GIVEN INSTRUCTION
Only lines holding the word "that" should be copied from the material.

RECORDED DATA
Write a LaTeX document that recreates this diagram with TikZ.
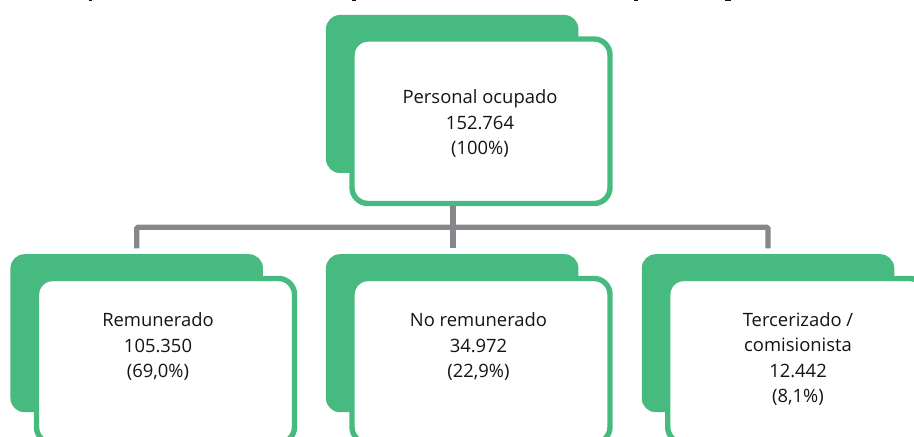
\documentclass[tikz,border=0pt]{standalone}
\usepackage{fontspec}
\setmainfont{Open Sans}
\definecolor{boxgreen}{HTML}{47BA7F}
\definecolor{linkgray}{HTML}{87878B}
\definecolor{inkdark}{HTML}{141414}
\tikzset{
  backbox/.style={fill=boxgreen,draw=none,rounded corners=14bp,minimum width=252.5bp,minimum height=158bp,inner sep=0pt,outer sep=0pt},
  frontbox/.style={fill=white,draw=boxgreen,line width=5.4bp,rounded corners=16bp,minimum width=258bp,minimum height=164.5bp,inner sep=0pt,outer sep=2.7bp},
  boxtext/.style={text=inkdark,align=center,font=\fontsize{18.4bp}{25.6bp}\selectfont,inner sep=0pt},
  linkline/.style={draw=linkgray,line width=5.4bp,rounded corners=1.5bp},
  speck/.style={fill=inkdark,draw=none}
}
\begin{document}
\begin{tikzpicture}[x=1bp,y=-1bp]
\useasboundingbox (0,0) rectangle (914,437);
\clip (0,0) rectangle (914,437);
\fill[white] (0,0) rectangle (914,437);
% clipped title descenders
\fill[speck] (88.5,0) rectangle (92,1.2);
\fill[speck] (352,0) rectangle (355.5,1.2);
\fill[speck] (634,0) rectangle (637.5,1.2);
\fill[speck] (725,0) rectangle (731,1.0);
% boxes
\node[backbox] (topback) at (452.2,94) {};
\node[frontbox] (top) at (481,121.25) {};
\node[boxtext] (toptext) at (480,123.5) {Personal ocupado\\152.764\\(100\%)};
\node[backbox] (leftback) at (136.7,333.2) {};
\node[frontbox] (left) at (165.5,360.75) {};
\node[boxtext] (lefttext) at (158,346.5) {Remunerado\\105.350\\(69,0\%)};
\node[backbox] (midback) at (452.2,333.2) {};
\node[frontbox] (mid) at (481,360.75) {};
\node[boxtext] (midtext) at (478.5,346.5) {No remunerado\\34.972\\(22,9\%)};
\node[backbox] (rightback) at (768,333.2) {};
\node[frontbox] (right) at (796.7,360.75) {};
\node[boxtext] (righttext) at (798,359) {Tercerizado /\\comisionista\\12.442\\(8,1\%)};
% connectors
\coordinate (bus) at (453,227.3);
\coordinate (dropL) at (136.7,248.5);
\coordinate (dropM) at (453,248.5);
\coordinate (dropR) at (768,248.5);
\draw[linkline] (dropL) -- (dropL |- bus) -- (dropR |- bus) -- (dropR);
\draw[linkline] (top.south -| bus) -- (dropM);
\end{tikzpicture}
\end{document}
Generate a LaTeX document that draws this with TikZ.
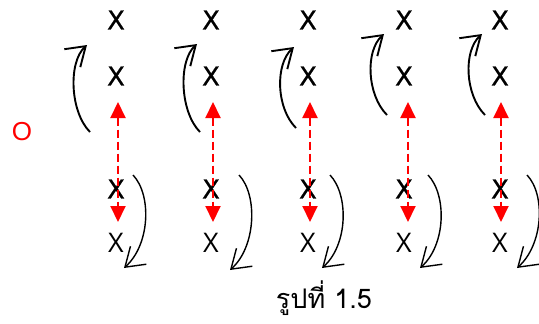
\documentclass[tikz,border=0pt]{standalone}
\usepackage{fontspec}
\setmainfont{Liberation Sans}
\newfontfamily\heavyfont[FakeBold=0.8]{DejaVu Sans}
\newfontfamily\lightfont{Open Sans}
\newfontfamily\thaifont[Script=Thai]{Loma}
\usetikzlibrary{arrows.meta,calc}
\begin{document}
\begin{tikzpicture}[x=1pt,y=-1pt,
  player/.style={font=\heavyfont\fontsize{26}{26}\selectfont, inner sep=0pt},
  thinplayer/.style={font=\lightfont\fontsize{27}{27}\selectfont, inner sep=0pt},
  barb/.tip={Straight Barb[length=18pt,width=24pt]},
  turnup/.style={line width=1.9pt, -barb},
  turndown/.style={line width=1.4pt, -barb},
  pass/.style={red, line width=2pt, dash pattern=on 8pt off 4pt,
    {Triangle[length=16pt,width=15pt]}-{Triangle[length=16pt,width=15pt]}}]
\useasboundingbox (0,0) rectangle (539,324);

% the ball carrier
\node[inner sep=0pt, text=red, font=\fontsize{26}{26}\selectfont] (o) at (22,132) {O};

% five columns: player nodes, a dashed pass and two curved runs each
\foreach \i/\cx/\rx/\ux/\uy/\tx/\ty/\dx/\ex/\ey in {
  1/116/118/90/132/87/45/133/124/268,
  2/211/213/200/132/197/44/239/230/270,
  3/308/310/296/128/294/47/330/322/268,
  4/404/408/387/115/384/34/428/420/268,
  5/500/501/485/115/482/34/527/517/268}{
  \node[player] (a\i) at (\cx,20) {X};
  \node[player] (b\i) at (\cx,76) {X};
  \node[player] (c\i) at (\cx,189) {X};
  \node[thinplayer] (d\i) at (\cx,243) {X};
  % dashed pass between the second and third rows
  \coordinate (p\i) at (\rx,102);
  \coordinate (q\i) at (\rx,222);
  \draw[pass] (p\i) -- (q\i);
  % upward curve on the left
  \coordinate (us\i) at (\ux,\uy);
  \coordinate (ue\i) at (\tx,\ty);
  \draw[turnup] (us\i) .. controls ($(us\i)+(-20,-20)$) and ($(ue\i)+(-19,17)$) .. (ue\i);
  % downward curve on the right
  \coordinate (ds\i) at (\dx,175);
  \coordinate (de\i) at (\ex,\ey);
  \draw[turndown] (ds\i) .. controls ($(ds\i)+(19,20)$) and ($(de\i)+(26,-23)$) .. (de\i);
}

% caption
\node[font=\thaifont\fontsize{27}{27}\selectfont, inner sep=0pt] (cap) at (324,298) {รูปที่ 1.5};
\end{tikzpicture}
\end{document}
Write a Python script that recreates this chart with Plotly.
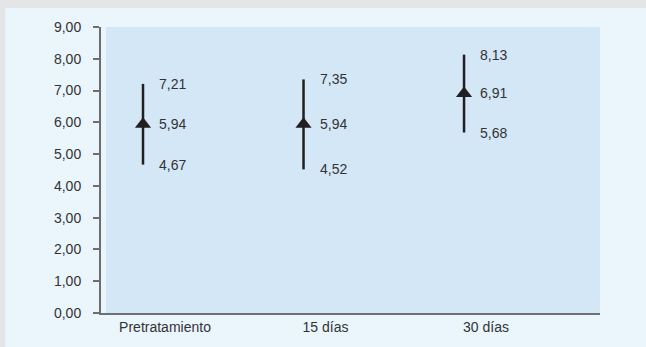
import plotly.graph_objects as go

# Treatment stages and their summary values (mean with upper/lower bounds)
categories = ["Pretratamiento", "15 días", "30 días"]
means = [5.94, 5.94, 6.91]
upper = [7.21, 7.35, 8.13]
lower = [4.67, 4.52, 5.68]
y_ticks = [0, 1, 2, 3, 4, 5, 6, 7, 8, 9]

INK = "#231f20"
AXIS = "#6d6e70"
TEXT = "#333335"
FONT = "Liberation Sans, Arial, sans-serif"
FS = 14


def fmt(v):
    return f"{v:.2f}".replace(".", ",")


x_idx = list(range(len(categories)))

fig = go.Figure(
    go.Scatter(
        x=x_idx,
        y=means,
        mode="markers",
        marker=dict(symbol="triangle-up", size=14, color=INK, line=dict(width=0)),
        error_y=dict(
            type="data",
            symmetric=False,
            array=[u - m for u, m in zip(upper, means)],
            arrayminus=[m - l for m, l in zip(means, lower)],
            thickness=2.5,
            width=0,
            color=INK,
        ),
        hoverinfo="skip",
        showlegend=False,
    )
)

# value labels to the right of each bar
annotations = []
for i in x_idx:
    for v in (upper[i], means[i], lower[i]):
        annotations.append(
            dict(
                x=i, y=v, xref="x", yref="y",
                text=fmt(v), showarrow=False,
                xanchor="left", yanchor="middle", xshift=14,
                font=dict(family=FONT, size=FS, color=TEXT),
            )
        )

W, H = 646, 347
ML, MR, MT, MB = 101, 46, 27, 34
pw, ph = W - ML - MR, H - MT - MB


def px_x(p):
    return (p - ML) / pw


def px_y(p):
    return (H - MB - p) / ph


shapes = [
    # light panel inside the grey frame
    dict(type="rect", xref="paper", yref="paper",
         x0=px_x(5), x1=px_x(W), y0=px_y(H), y1=px_y(8),
         fillcolor="#eaf5fc", line=dict(width=0), layer="below"),
    # plotting field
    dict(type="rect", xref="x domain", yref="y domain",
         x0=5 / pw, x1=1, y0=0, y1=1,
         fillcolor="#d3e7f6", line=dict(width=0), layer="below"),
]

fig.update_layout(
    width=W,
    height=H,
    margin=dict(l=ML, r=MR, t=MT, b=MB, pad=0),
    paper_bgcolor="#e4e5e6",
    plot_bgcolor="rgba(0,0,0,0)",
    separators=",.",
    font=dict(family=FONT, size=FS, color=TEXT),
    shapes=shapes,
    annotations=annotations,
    xaxis=dict(
        range=[-0.2617, 2.847],
        tickvals=x_idx,
        ticktext=categories,
        ticks="",
        ticklabelshift=22,
        showline=True,
        linecolor="#707072",
        linewidth=2,
        showgrid=False,
        zeroline=False,
        tickfont=dict(family=FONT, size=FS, color=TEXT),
    ),
    yaxis=dict(
        range=[0, 9],
        tickvals=y_ticks,
        tickformat=".2f",
        ticks="outside",
        ticklen=6,
        tickwidth=2,
        tickcolor=AXIS,
        showline=True,
        linecolor=AXIS,
        linewidth=2,
        showgrid=False,
        zeroline=False,
        ticklabelstandoff=9,
        tickfont=dict(family=FONT, size=FS, color=TEXT),
    ),
)

fig.write_html("out.html")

SOLUTION TO THIS EXERCISE
Write a LaTeX document that recreates this diagram with TikZ.
Generate a LaTeX document that draws this with TikZ.
Write a Python script that recreates this chart with Plotly.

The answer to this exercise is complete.